Creating the Perfect Family-Centered Kitchen

The design of the modern kitchen has changed drastically from that of its predecessors. Once a closed off utilitarian space, modern kitchens are now designed as a stylish second great room where family and friends can gather to cook, entertain, work, and dine. With so many new functions, kitchen layouts have had to be adapted to meet the lifestyles of the current generation of homeowners.

Kitchen layout and design are particularly important when creating a family-centered kitchen that is fully functional for children and adults, while still being aesthetically pleasing. Whether you are remodeling or custom building, consider these  ideas from boise home builders when creating your own family-centered kitchen.

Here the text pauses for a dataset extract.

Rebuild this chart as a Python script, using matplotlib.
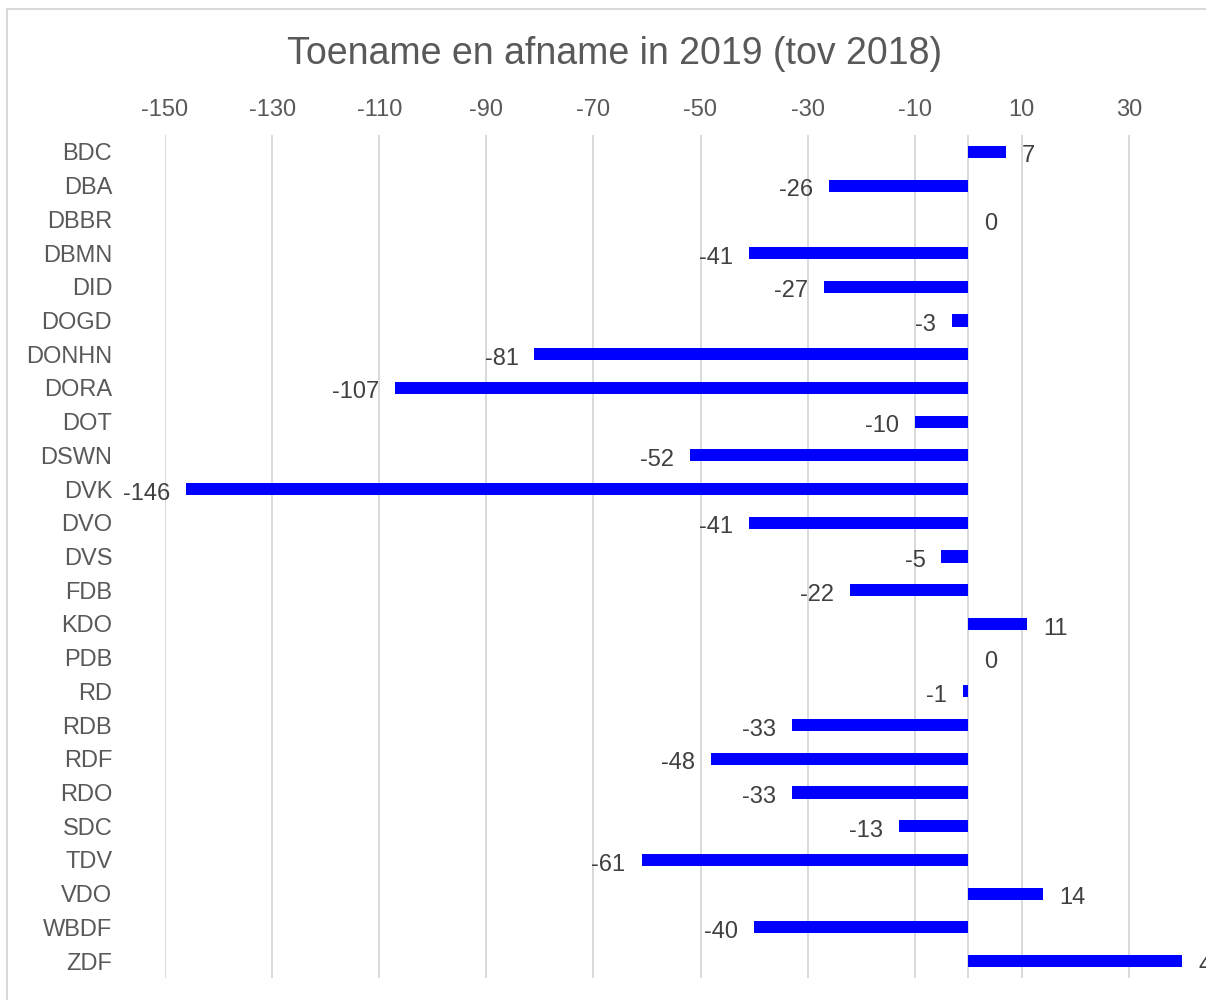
import matplotlib
matplotlib.use('Agg')
import matplotlib.pyplot as plt
from matplotlib.lines import Line2D

plt.rcParams['font.family'] = ['Liberation Sans', 'DejaVu Sans']
plt.rcParams['axes.unicode_minus'] = False

# data
afdelingen = ['BDC', 'DBA', 'DBBR', 'DBMN', 'DID', 'DOGD', 'DONHN', 'DORA', 'DOT',
              'DSWN', 'DVK', 'DVO', 'DVS', 'FDB', 'KDO', 'PDB', 'RD', 'RDB', 'RDF',
              'RDO', 'SDC', 'TDV', 'VDO', 'WBDF', 'ZDF']
verschil = [7, -26, 0, -41, -27, -3, -81, -107, -10, -52, -146, -41, -5, -22, 11,
            0, -1, -33, -48, -33, -13, -61, 14, -40, 40]
xticks = list(range(-150, 31, 20))

grid_col = '#d9d9d9'
text_col = '#595959'
label_col = '#404040'

fig = plt.figure(figsize=(12.06, 10), dpi=100)
# axes run past the right edge, as in the cropped reference
ax = fig.add_axes([165/1206, 0.022, (1236 - 165)/1206, 0.843])

ypos = list(range(len(afdelingen)))
ax.barh(ypos, verschil, height=0.36, color='#0000ff', zorder=3)

ax.set_xlim(-150, 50)
ax.set_ylim(len(afdelingen) - 0.5, -0.5)
ax.set_xticks(xticks)
ax.set_yticks(ypos)
ax.set_yticklabels(afdelingen)

ax.xaxis.tick_top()
ax.tick_params(axis='x', length=0, pad=10, labelsize=17, labelcolor=text_col)
ax.tick_params(axis='y', length=0, pad=38, labelsize=17, labelcolor=text_col)
ax.grid(axis='x', color=grid_col, linewidth=1.4, zorder=0)
ax.axvline(0, color=grid_col, linewidth=1.4, zorder=1)
for s in ax.spines.values():
    s.set_visible(False)

# data labels just beyond the bar end
for y, v in zip(ypos, verschil):
    if v < 0:
        ax.annotate(str(v), (v, y), xytext=(-11.5, -1.5), textcoords='offset points',
                    ha='right', va='center_baseline', fontsize=17, color=label_col,
                    annotation_clip=False)
    else:
        ax.annotate(str(v), (v, y), xytext=(11.5, -1.5), textcoords='offset points',
                    ha='left', va='center_baseline', fontsize=17, color=label_col,
                    annotation_clip=False)

fig.text(615/1206, 1 - 54/1000, 'Toename en afname in 2019 (tov 2018)',
         ha='center', va='center', fontsize=27, color=text_col)

# chart frame (top and left edges visible in the crop)
fig.add_artist(Line2D([7/1206, 7/1206], [0, 1 - 9/1000], transform=fig.transFigure,
                      color=grid_col, linewidth=1.5))
fig.add_artist(Line2D([7/1206, 1], [1 - 9/1000, 1 - 9/1000], transform=fig.transFigure,
                      color=grid_col, linewidth=1.5))

fig.savefig('out.png', dpi=100)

Design with Work Zones in Mind

Gone are the days of the traditional work triangle that stressed the importance of the sink, stove, and refrigerator forming a triangle in close proximity to each other. Modern kitchen layouts instead often encourage work zones that maximize the efficiency of performing specific tasks and create great work flow. This becomes very important in kitchens that support families, as many people are often using the space at the same time. The cooking zone, for example, should have everything necessary to create a meal including: counter space for meal prep, utensils and cutting boards nearby, and the stove or cooktop at the center. Likewise, a separate cleaning zone could house recycling bins, trash cans, and household cleaners. This work zone idea does not entirely negate the traditional triangle, but instead groups like activities and then encourages clear, direct routes between the big 3. With designated zones and clear paths between them, family members can utilize different areas without being in each other’s way.

Consider Sight Lines

Every parent knows that a line of sight to your children is critical. When remodeling or building your new kitchen, consider layouts that allow the most visibility. This could include placing your kitchen sink in front of a window where you can see the backyard, or similarly, putting a sink in the island so that it faces the rest of the house. Creating lines of sight is most successful in homes with an open layout. When designing your kitchen, try to find ways to have it open to the dining and living areas. This will also help those working in the kitchen feel part of the other activities that may be going on in the home.

Add Storage

All kitchens needs storage, but family kitchens often require more storage, simply because of the number of people using the space. To utilize the space completely, kitchen cabinets should go all the way to the ceiling. Even though the very tops of tall cabinets may be difficult to reach, they are a great place to store less needed items and will save the more accessible space for things of daily importance. If brand new cabinets are out of your price range, utilize vertical space by hanging a simple pegboard for kitchen gadgets, adding built-in open shelving, or adding a bar-height utility cart, which provides prep space as well as storage space. Another thing to consider if you have a large kitchen is adding a pantry. Pantries can be built-in or freestanding and are excellent food storage spaces for families.

Create a Seating Area

Since the modern kitchen has become the hub of the home, children often spend much of their time there. The perfect family-centered kitchen would most certainly provide casual seating for children to eat meals or snacks, do homework, or chat with other family members. Creating an island or peninsula with barstool seating is one of the easiest ways to achieve this. You could also consider multilevel islands or drop down bars that would be even more child friendly.

Add a Work Center

A recent trend in kitchen design is incorporating a work center/office space into the kitchen. This becomes a natural alternative to the traditional closed-off home office. You can keep all of your children’s school papers handy, have a drop spot for the mail, and write your weekly menu, all while being in the center of activity within the home. These work centers can range from a full-out desk and filing cabinet to a chalkboard placed on an empty wall. Determine the amount of space you have, and then find a solution that works for you and your family. Consider pullout shelves that can become a writing desk, a small nook that could house a built-in desk and chair, or even a cork board backsplash to hang papers and to-do lists.

Incorporating one or all of these ideas into your kitchen remodel will greatly increase the family-friendly nature of your new kitchen. Create a space that is not only functional for your entire family but is also a place they love to be.